** BEGIN Collected data **

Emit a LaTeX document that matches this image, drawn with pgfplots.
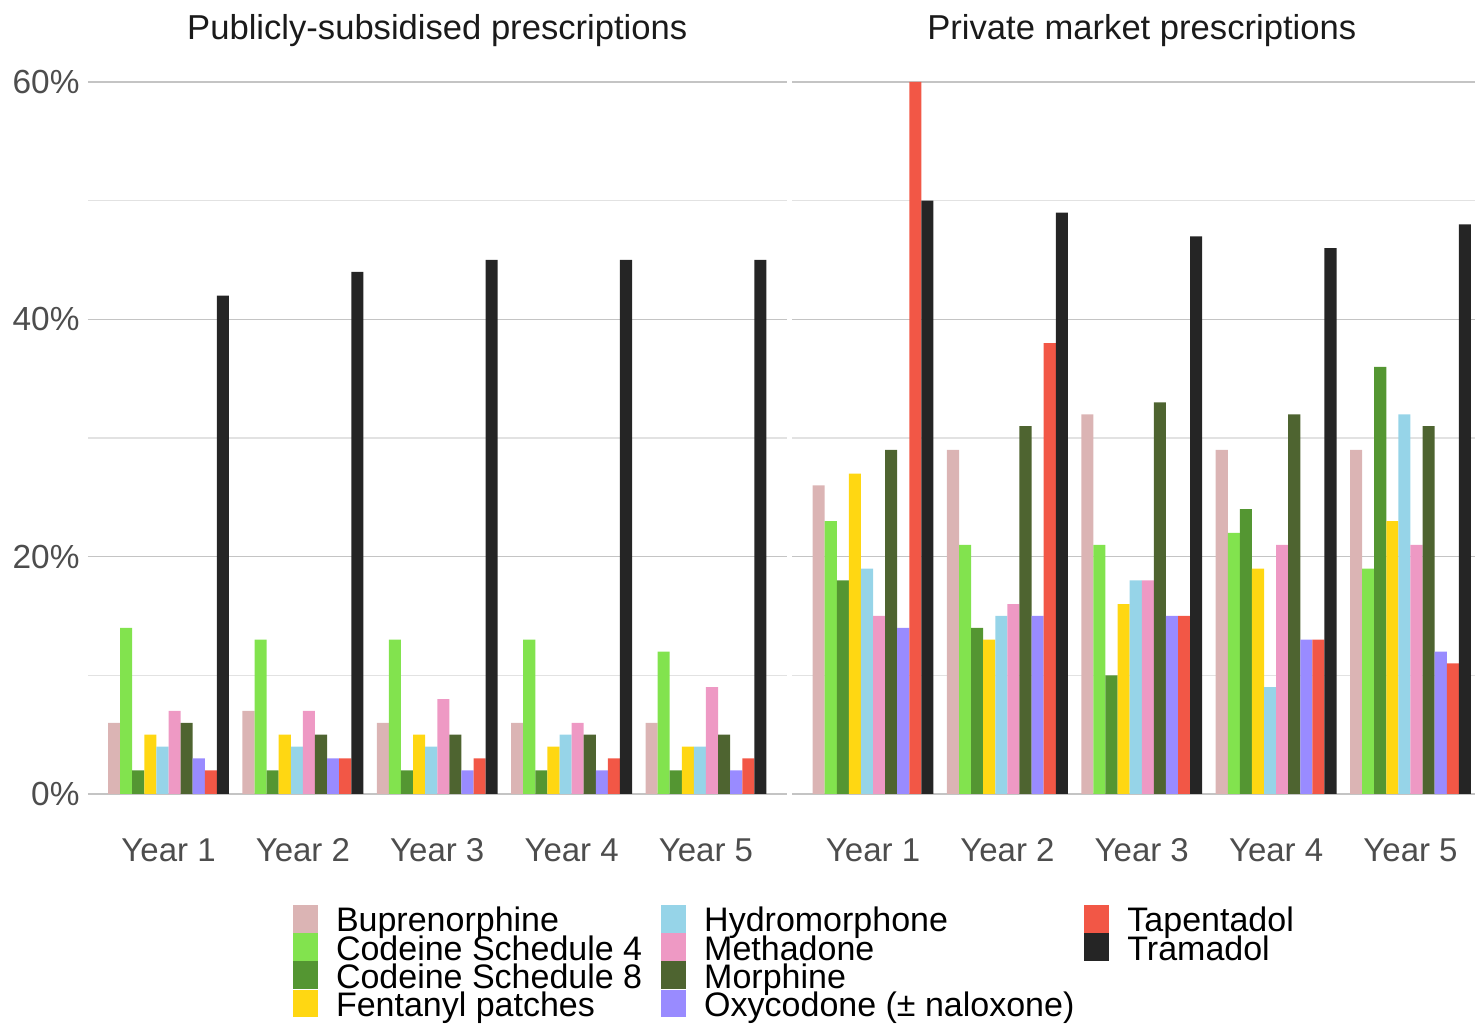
\documentclass[border=0pt]{standalone}
\usepackage{pgfplots}
\pgfplotsset{compat=1.18}
\usepackage{fontspec}
\setmainfont{Liberation Sans}
\definecolor{cBup}{RGB}{219,180,180}
\definecolor{cCodA}{RGB}{130,227,78}
\definecolor{cCodB}{RGB}{84,150,50}
\definecolor{cFent}{RGB}{255,215,18}
\definecolor{cHydro}{RGB}{150,212,232}
\definecolor{cMeth}{RGB}{238,153,196}
\definecolor{cMorph}{RGB}{78,100,48}
\definecolor{cOxy}{RGB}{153,139,255}
\definecolor{cTap}{RGB}{242,87,70}
\definecolor{cTram}{RGB}{37,37,37}
\definecolor{gridmaj}{RGB}{196,196,196}
\definecolor{gridmin}{RGB}{226,226,226}
\definecolor{tickc}{RGB}{77,77,77}
\definecolor{titc}{RGB}{26,26,26}
\begin{document}
\begin{tikzpicture}
\useasboundingbox (0,0) rectangle (737.5pt,513.5pt);
\pgfplotsset{panel/.style={
  scale only axis, width=349.35pt, height=356pt,
  xmin=0.4, xmax=5.6, ymin=0, ymax=60,
  ybar=0pt, bar width=6.046pt,
  xtick={1,2,3,4,5}, xticklabels={Year 1,Year 2,Year 3,Year 4,Year 5},
  ytick={0,20,40,60}, minor ytick={10,30,50},
  ymajorgrids, yminorgrids,
  major grid style={draw=gridmaj, line width=0.7pt},
  minor grid style={draw=gridmin, line width=0.7pt},
  axis line style={draw=none},
  major tick length=0pt, minor tick length=0pt,
  tick style={draw=none},
  xticklabel style={anchor=base, yshift=-33.5pt, inner sep=0pt, font=\fontsize{16.5}{18}\selectfont, text=tickc},
  yticklabel style={anchor=east, inner sep=0pt, xshift=-4pt, font=\fontsize{16.7}{18}\selectfont, text=tickc},
  every axis title/.style={at={(0.5,1)}, anchor=base, yshift=21pt, inner sep=0pt, font=\fontsize{17.3}{20}\selectfont, text=titc},
  every axis plot/.append style={draw=none},
  clip=false,
}}
% Publicly-subsidised
\begin{axis}[panel, at={(43.95pt,116.5pt)}, anchor=south west,
  title={Publicly-subsidised prescriptions},
  yticklabels={0\%,20\%,40\%,60\%}]
\addplot[fill=cBup] coordinates {(1,6) (2,7) (3,6) (4,6) (5,6)};
\addplot[fill=cCodA] coordinates {(1,14) (2,13) (3,13) (4,13) (5,12)};
\addplot[fill=cCodB] coordinates {(1,2) (2,2) (3,2) (4,2) (5,2)};
\addplot[fill=cFent] coordinates {(1,5) (2,5) (3,5) (4,4) (5,4)};
\addplot[fill=cHydro] coordinates {(1,4) (2,4) (3,4) (4,5) (5,4)};
\addplot[fill=cMeth] coordinates {(1,7) (2,7) (3,8) (4,6) (5,9)};
\addplot[fill=cMorph] coordinates {(1,6) (2,5) (3,5) (4,5) (5,5)};
\addplot[fill=cOxy] coordinates {(1,3) (2,3) (3,2) (4,2) (5,2)};
\addplot[fill=cTap] coordinates {(1,2) (2,3) (3,3) (4,3) (5,3)};
\addplot[fill=cTram] coordinates {(1,42) (2,44) (3,45) (4,45) (5,45)};
\end{axis}
% Private market
\begin{axis}[panel, at={(396.2pt,116.5pt)}, anchor=south west,
  title={Private market prescriptions},
  yticklabels={}]
\addplot[fill=cBup] coordinates {(1,26) (2,29) (3,32) (4,29) (5,29)};
\addplot[fill=cCodA] coordinates {(1,23) (2,21) (3,21) (4,22) (5,19)};
\addplot[fill=cCodB] coordinates {(1,18) (2,14) (3,10) (4,24) (5,36)};
\addplot[fill=cFent] coordinates {(1,27) (2,13) (3,16) (4,19) (5,23)};
\addplot[fill=cHydro] coordinates {(1,19) (2,15) (3,18) (4,9) (5,32)};
\addplot[fill=cMeth] coordinates {(1,15) (2,16) (3,18) (4,21) (5,21)};
\addplot[fill=cMorph] coordinates {(1,29) (2,31) (3,33) (4,32) (5,31)};
\addplot[fill=cOxy] coordinates {(1,14) (2,15) (3,15) (4,13) (5,12)};
\addplot[fill=cTap] coordinates {(1,60) (2,38) (3,15) (4,13) (5,11)};
\addplot[fill=cTram] coordinates {(1,50) (2,49) (3,47) (4,46) (5,48)};
\end{axis}
% Legend
\begin{axis}[hide axis, scale only axis, width=10pt, height=10pt,
  xmin=0, xmax=1, ymin=0, ymax=1,
  at={(146.5pt,61pt)}, anchor=north west,
  legend columns=3,
  legend cell align=left,
  legend image code/.code={\fill[#1, draw=none] (0pt,-6.95pt) rectangle (12.5pt,6.95pt);},
  legend style={draw=none, fill=none, inner sep=0pt, outer sep=0pt,
    row sep=0.2pt, at={(0,1)}, anchor=north west,
    font=\fontsize{17}{18}\selectfont,
    nodes={inner sep=0pt, text height=10pt, text depth=0pt, anchor=west, yshift=-1.5pt},
    /tikz/every odd column/.append style={column sep=9pt},
    /tikz/column 2/.append style={column sep=9.5pt},
    /tikz/column 4/.append style={column sep=5pt}},
]
\addlegendimage{fill=cBup, draw=none}\addlegendentry{Buprenorphine}
\addlegendimage{fill=cHydro, draw=none}\addlegendentry{Hydromorphone}
\addlegendimage{fill=cTap, draw=none}\addlegendentry{Tapentadol}
\addlegendimage{fill=cCodA, draw=none}\addlegendentry{Codeine Schedule 4}
\addlegendimage{fill=cMeth, draw=none}\addlegendentry{Methadone}
\addlegendimage{fill=cTram, draw=none}\addlegendentry{Tramadol}
\addlegendimage{fill=cCodB, draw=none}\addlegendentry{Codeine Schedule 8}
\addlegendimage{fill=cMorph, draw=none}\addlegendentry{Morphine}
\addlegendimage{empty legend}\addlegendentry{}
\addlegendimage{fill=cFent, draw=none}\addlegendentry{Fentanyl patches}
\addlegendimage{fill=cOxy, draw=none}\addlegendentry{Oxycodone (± naloxone)}
\addlegendimage{empty legend}\addlegendentry{}
\end{axis}
\end{tikzpicture}
\end{document}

** END Collected data **

» **Task description**:
Write the listing out a second time exactly, dropping all images.

» **Final answer**:
Emit a LaTeX document that matches this image, drawn with pgfplots.
\documentclass[border=0pt]{standalone}
\usepackage{pgfplots}
\pgfplotsset{compat=1.18}
\usepackage{fontspec}
\setmainfont{Liberation Sans}
\definecolor{cBup}{RGB}{219,180,180}
\definecolor{cCodA}{RGB}{130,227,78}
\definecolor{cCodB}{RGB}{84,150,50}
\definecolor{cFent}{RGB}{255,215,18}
\definecolor{cHydro}{RGB}{150,212,232}
\definecolor{cMeth}{RGB}{238,153,196}
\definecolor{cMorph}{RGB}{78,100,48}
\definecolor{cOxy}{RGB}{153,139,255}
\definecolor{cTap}{RGB}{242,87,70}
\definecolor{cTram}{RGB}{37,37,37}
\definecolor{gridmaj}{RGB}{196,196,196}
\definecolor{gridmin}{RGB}{226,226,226}
\definecolor{tickc}{RGB}{77,77,77}
\definecolor{titc}{RGB}{26,26,26}
\begin{document}
\begin{tikzpicture}
\useasboundingbox (0,0) rectangle (737.5pt,513.5pt);
\pgfplotsset{panel/.style={
  scale only axis, width=349.35pt, height=356pt,
  xmin=0.4, xmax=5.6, ymin=0, ymax=60,
  ybar=0pt, bar width=6.046pt,
  xtick={1,2,3,4,5}, xticklabels={Year 1,Year 2,Year 3,Year 4,Year 5},
  ytick={0,20,40,60}, minor ytick={10,30,50},
  ymajorgrids, yminorgrids,
  major grid style={draw=gridmaj, line width=0.7pt},
  minor grid style={draw=gridmin, line width=0.7pt},
  axis line style={draw=none},
  major tick length=0pt, minor tick length=0pt,
  tick style={draw=none},
  xticklabel style={anchor=base, yshift=-33.5pt, inner sep=0pt, font=\fontsize{16.5}{18}\selectfont, text=tickc},
  yticklabel style={anchor=east, inner sep=0pt, xshift=-4pt, font=\fontsize{16.7}{18}\selectfont, text=tickc},
  every axis title/.style={at={(0.5,1)}, anchor=base, yshift=21pt, inner sep=0pt, font=\fontsize{17.3}{20}\selectfont, text=titc},
  every axis plot/.append style={draw=none},
  clip=false,
}}
% Publicly-subsidised
\begin{axis}[panel, at={(43.95pt,116.5pt)}, anchor=south west,
  title={Publicly-subsidised prescriptions},
  yticklabels={0\%,20\%,40\%,60\%}]
\addplot[fill=cBup] coordinates {(1,6) (2,7) (3,6) (4,6) (5,6)};
\addplot[fill=cCodA] coordinates {(1,14) (2,13) (3,13) (4,13) (5,12)};
\addplot[fill=cCodB] coordinates {(1,2) (2,2) (3,2) (4,2) (5,2)};
\addplot[fill=cFent] coordinates {(1,5) (2,5) (3,5) (4,4) (5,4)};
\addplot[fill=cHydro] coordinates {(1,4) (2,4) (3,4) (4,5) (5,4)};
\addplot[fill=cMeth] coordinates {(1,7) (2,7) (3,8) (4,6) (5,9)};
\addplot[fill=cMorph] coordinates {(1,6) (2,5) (3,5) (4,5) (5,5)};
\addplot[fill=cOxy] coordinates {(1,3) (2,3) (3,2) (4,2) (5,2)};
\addplot[fill=cTap] coordinates {(1,2) (2,3) (3,3) (4,3) (5,3)};
\addplot[fill=cTram] coordinates {(1,42) (2,44) (3,45) (4,45) (5,45)};
\end{axis}
% Private market
\begin{axis}[panel, at={(396.2pt,116.5pt)}, anchor=south west,
  title={Private market prescriptions},
  yticklabels={}]
\addplot[fill=cBup] coordinates {(1,26) (2,29) (3,32) (4,29) (5,29)};
\addplot[fill=cCodA] coordinates {(1,23) (2,21) (3,21) (4,22) (5,19)};
\addplot[fill=cCodB] coordinates {(1,18) (2,14) (3,10) (4,24) (5,36)};
\addplot[fill=cFent] coordinates {(1,27) (2,13) (3,16) (4,19) (5,23)};
\addplot[fill=cHydro] coordinates {(1,19) (2,15) (3,18) (4,9) (5,32)};
\addplot[fill=cMeth] coordinates {(1,15) (2,16) (3,18) (4,21) (5,21)};
\addplot[fill=cMorph] coordinates {(1,29) (2,31) (3,33) (4,32) (5,31)};
\addplot[fill=cOxy] coordinates {(1,14) (2,15) (3,15) (4,13) (5,12)};
\addplot[fill=cTap] coordinates {(1,60) (2,38) (3,15) (4,13) (5,11)};
\addplot[fill=cTram] coordinates {(1,50) (2,49) (3,47) (4,46) (5,48)};
\end{axis}
% Legend
\begin{axis}[hide axis, scale only axis, width=10pt, height=10pt,
  xmin=0, xmax=1, ymin=0, ymax=1,
  at={(146.5pt,61pt)}, anchor=north west,
  legend columns=3,
  legend cell align=left,
  legend image code/.code={\fill[#1, draw=none] (0pt,-6.95pt) rectangle (12.5pt,6.95pt);},
  legend style={draw=none, fill=none, inner sep=0pt, outer sep=0pt,
    row sep=0.2pt, at={(0,1)}, anchor=north west,
    font=\fontsize{17}{18}\selectfont,
    nodes={inner sep=0pt, text height=10pt, text depth=0pt, anchor=west, yshift=-1.5pt},
    /tikz/every odd column/.append style={column sep=9pt},
    /tikz/column 2/.append style={column sep=9.5pt},
    /tikz/column 4/.append style={column sep=5pt}},
]
\addlegendimage{fill=cBup, draw=none}\addlegendentry{Buprenorphine}
\addlegendimage{fill=cHydro, draw=none}\addlegendentry{Hydromorphone}
\addlegendimage{fill=cTap, draw=none}\addlegendentry{Tapentadol}
\addlegendimage{fill=cCodA, draw=none}\addlegendentry{Codeine Schedule 4}
\addlegendimage{fill=cMeth, draw=none}\addlegendentry{Methadone}
\addlegendimage{fill=cTram, draw=none}\addlegendentry{Tramadol}
\addlegendimage{fill=cCodB, draw=none}\addlegendentry{Codeine Schedule 8}
\addlegendimage{fill=cMorph, draw=none}\addlegendentry{Morphine}
\addlegendimage{empty legend}\addlegendentry{}
\addlegendimage{fill=cFent, draw=none}\addlegendentry{Fentanyl patches}
\addlegendimage{fill=cOxy, draw=none}\addlegendentry{Oxycodone (± naloxone)}
\addlegendimage{empty legend}\addlegendentry{}
\end{axis}
\end{tikzpicture}
\end{document}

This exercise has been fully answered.